▶ GOAL
Please set down all the lines beneath this one exactly, without the pictures.

------------------------------------------------------------------------

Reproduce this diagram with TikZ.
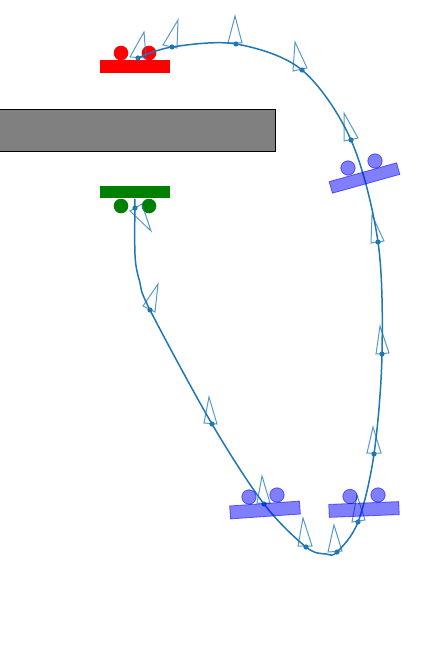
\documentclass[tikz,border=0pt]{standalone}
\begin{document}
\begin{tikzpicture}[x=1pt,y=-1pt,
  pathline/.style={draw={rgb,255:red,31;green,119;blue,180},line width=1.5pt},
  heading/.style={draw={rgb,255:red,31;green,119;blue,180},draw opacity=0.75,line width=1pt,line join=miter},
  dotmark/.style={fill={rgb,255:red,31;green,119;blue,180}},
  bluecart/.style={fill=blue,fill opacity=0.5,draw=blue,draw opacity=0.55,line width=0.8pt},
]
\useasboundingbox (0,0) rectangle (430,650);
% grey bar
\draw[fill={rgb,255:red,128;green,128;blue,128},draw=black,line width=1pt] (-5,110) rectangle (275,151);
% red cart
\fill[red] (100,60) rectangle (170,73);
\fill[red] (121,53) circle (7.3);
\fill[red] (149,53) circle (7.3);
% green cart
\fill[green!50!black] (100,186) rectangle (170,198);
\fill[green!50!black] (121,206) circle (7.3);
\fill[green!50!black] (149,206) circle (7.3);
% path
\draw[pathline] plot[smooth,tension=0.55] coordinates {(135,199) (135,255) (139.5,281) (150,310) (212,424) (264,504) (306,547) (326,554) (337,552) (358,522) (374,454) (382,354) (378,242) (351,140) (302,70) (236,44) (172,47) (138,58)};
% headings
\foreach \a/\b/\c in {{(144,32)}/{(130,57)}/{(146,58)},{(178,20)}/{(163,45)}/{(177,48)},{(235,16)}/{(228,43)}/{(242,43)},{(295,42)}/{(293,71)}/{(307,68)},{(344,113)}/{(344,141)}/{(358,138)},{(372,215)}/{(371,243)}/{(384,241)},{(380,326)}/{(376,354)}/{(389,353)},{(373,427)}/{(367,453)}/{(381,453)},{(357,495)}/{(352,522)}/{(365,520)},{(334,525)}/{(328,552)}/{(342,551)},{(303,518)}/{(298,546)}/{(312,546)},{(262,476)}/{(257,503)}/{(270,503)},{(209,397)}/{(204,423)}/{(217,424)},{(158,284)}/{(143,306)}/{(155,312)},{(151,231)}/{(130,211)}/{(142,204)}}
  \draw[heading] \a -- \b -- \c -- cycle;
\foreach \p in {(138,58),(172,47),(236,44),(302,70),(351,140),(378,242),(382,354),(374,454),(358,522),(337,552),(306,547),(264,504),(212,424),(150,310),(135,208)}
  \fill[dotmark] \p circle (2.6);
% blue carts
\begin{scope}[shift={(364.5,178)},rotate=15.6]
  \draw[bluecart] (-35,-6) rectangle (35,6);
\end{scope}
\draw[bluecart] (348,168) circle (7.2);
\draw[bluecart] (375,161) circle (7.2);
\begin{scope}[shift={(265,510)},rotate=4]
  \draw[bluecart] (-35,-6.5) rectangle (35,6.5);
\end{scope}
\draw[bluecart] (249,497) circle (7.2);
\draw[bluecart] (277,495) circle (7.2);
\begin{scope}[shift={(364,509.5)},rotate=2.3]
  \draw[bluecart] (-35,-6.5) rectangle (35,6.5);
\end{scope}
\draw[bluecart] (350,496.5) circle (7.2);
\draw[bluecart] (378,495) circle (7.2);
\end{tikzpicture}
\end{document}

------------------------------------------------------------------------

▶ OUTPUT FOR THIS TASK
Reproduce this diagram with TikZ.
\documentclass[tikz,border=0pt]{standalone}
\begin{document}
\begin{tikzpicture}[x=1pt,y=-1pt,
  pathline/.style={draw={rgb,255:red,31;green,119;blue,180},line width=1.5pt},
  heading/.style={draw={rgb,255:red,31;green,119;blue,180},draw opacity=0.75,line width=1pt,line join=miter},
  dotmark/.style={fill={rgb,255:red,31;green,119;blue,180}},
  bluecart/.style={fill=blue,fill opacity=0.5,draw=blue,draw opacity=0.55,line width=0.8pt},
]
\useasboundingbox (0,0) rectangle (430,650);
% grey bar
\draw[fill={rgb,255:red,128;green,128;blue,128},draw=black,line width=1pt] (-5,110) rectangle (275,151);
% red cart
\fill[red] (100,60) rectangle (170,73);
\fill[red] (121,53) circle (7.3);
\fill[red] (149,53) circle (7.3);
% green cart
\fill[green!50!black] (100,186) rectangle (170,198);
\fill[green!50!black] (121,206) circle (7.3);
\fill[green!50!black] (149,206) circle (7.3);
% path
\draw[pathline] plot[smooth,tension=0.55] coordinates {(135,199) (135,255) (139.5,281) (150,310) (212,424) (264,504) (306,547) (326,554) (337,552) (358,522) (374,454) (382,354) (378,242) (351,140) (302,70) (236,44) (172,47) (138,58)};
% headings
\foreach \a/\b/\c in {{(144,32)}/{(130,57)}/{(146,58)},{(178,20)}/{(163,45)}/{(177,48)},{(235,16)}/{(228,43)}/{(242,43)},{(295,42)}/{(293,71)}/{(307,68)},{(344,113)}/{(344,141)}/{(358,138)},{(372,215)}/{(371,243)}/{(384,241)},{(380,326)}/{(376,354)}/{(389,353)},{(373,427)}/{(367,453)}/{(381,453)},{(357,495)}/{(352,522)}/{(365,520)},{(334,525)}/{(328,552)}/{(342,551)},{(303,518)}/{(298,546)}/{(312,546)},{(262,476)}/{(257,503)}/{(270,503)},{(209,397)}/{(204,423)}/{(217,424)},{(158,284)}/{(143,306)}/{(155,312)},{(151,231)}/{(130,211)}/{(142,204)}}
  \draw[heading] \a -- \b -- \c -- cycle;
\foreach \p in {(138,58),(172,47),(236,44),(302,70),(351,140),(378,242),(382,354),(374,454),(358,522),(337,552),(306,547),(264,504),(212,424),(150,310),(135,208)}
  \fill[dotmark] \p circle (2.6);
% blue carts
\begin{scope}[shift={(364.5,178)},rotate=15.6]
  \draw[bluecart] (-35,-6) rectangle (35,6);
\end{scope}
\draw[bluecart] (348,168) circle (7.2);
\draw[bluecart] (375,161) circle (7.2);
\begin{scope}[shift={(265,510)},rotate=4]
  \draw[bluecart] (-35,-6.5) rectangle (35,6.5);
\end{scope}
\draw[bluecart] (249,497) circle (7.2);
\draw[bluecart] (277,495) circle (7.2);
\begin{scope}[shift={(364,509.5)},rotate=2.3]
  \draw[bluecart] (-35,-6.5) rectangle (35,6.5);
\end{scope}
\draw[bluecart] (350,496.5) circle (7.2);
\draw[bluecart] (378,495) circle (7.2);
\end{tikzpicture}
\end{document}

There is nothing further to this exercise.